An FHSA is available to any Canadian resident 18 years of age or older who has not lived in, as a principal place of residence, a home owned jointly or otherwise by themselves or their spouse or common-law partner, in the calendar year of opening an account or in any of the previous four calendar years. It is important to understand that an FHSA is not accessible forever. The account can remain open for 15 years or until the end of the year you turn 71, whichever event happens first.

Try our new FHSA calculator to see how an FHSA account can help you save for your first home.

“Canadian residents 18 years of age and older, who do not own a home, may be eligible to open a FHSA.”

How to open an FHSA

You can open an FHSA by speaking to one of our BMO investment professionals1 at your local branch or calling the BMO Investment Centre. You can open and hold more than one FHSA account, but you cannot exceed your annual and lifetime contribution limit.

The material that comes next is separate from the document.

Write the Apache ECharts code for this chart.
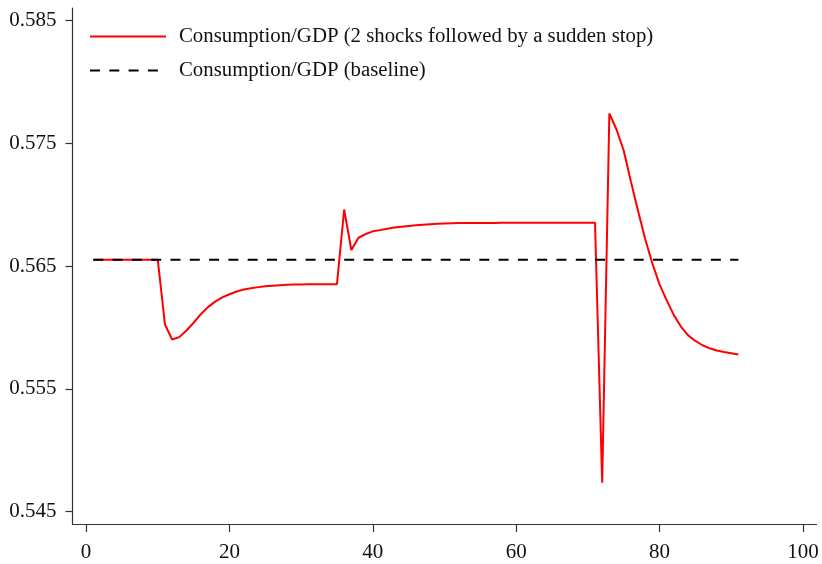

Understanding FHSA Contributions

You can contribute up to $8,000 annually and there’s a lifetime contribution limit of $40,000. Unused annual contribution room can be carried forward to the next year up to $8,000 ($16,000 total in any given year). For example, an individual contributing $5,000 to an FHSA in 2023 would be allowed to contribute $11,000 in 2024 (i.e., $8,000 plus the remaining $3,000 from 2023). In addition, you can deduct your FHSA contributions from your income tax just like in an RRSP.  

An FHSA can hold the same qualified investments that are available for a TFSA that you can purchase with your contributions. This means you can hold investments such as GICs, mutual funds, ETFs and more in your FHSA account.

Understanding FHSA withdrawals

When you’re ready to purchase your home, you’ll need to make a withdrawal from your FHSA. Under an FHSA, you can make a qualifying withdrawal of any amount used towards the purchase of a home. However, purchases can’t be less than 10% of the cost of a qualifying home. Any gains that you have accumulated in your FHSA can be withdrawn tax-free towards the purchase of your first home.

If you decide to withdraw funds for any reason other than purchasing your first home, this would be considered a non-qualifying withdrawal and would be included as income, which becomes taxable. Non-qualifying withdrawals will not reinstate your annual or lifetime contribution limit.

What happens if you’ve decided that you’re no longer interested in buying a home? Well, instead of making a taxable withdrawal from your FHSA, any leftover funds not used in a home purchase can be transferred tax-free into an RRSP or RRIF.

Understanding FHSA transfers

An FHSA allows for flexible transfers, as you can move your funds from an FHSA to another FHSA, RRSP or a RRIF on a tax-free basis. Keep in mind that these transfers would not be tax deductible, reinstate your FHSA contribution room or reduce your available RRSP contribution room. Funds transferred into an RRSP or RRIF would be subject to the normal rules and limitations of those account types.

Funds can also be transferred from your RRSP to your FHSA but would not be tax deductible and would not reinstate your RRSP contribution room. Transfers into from your RRSP into your FHSA would be subject to your FHSA annual and lifetime contribution limits.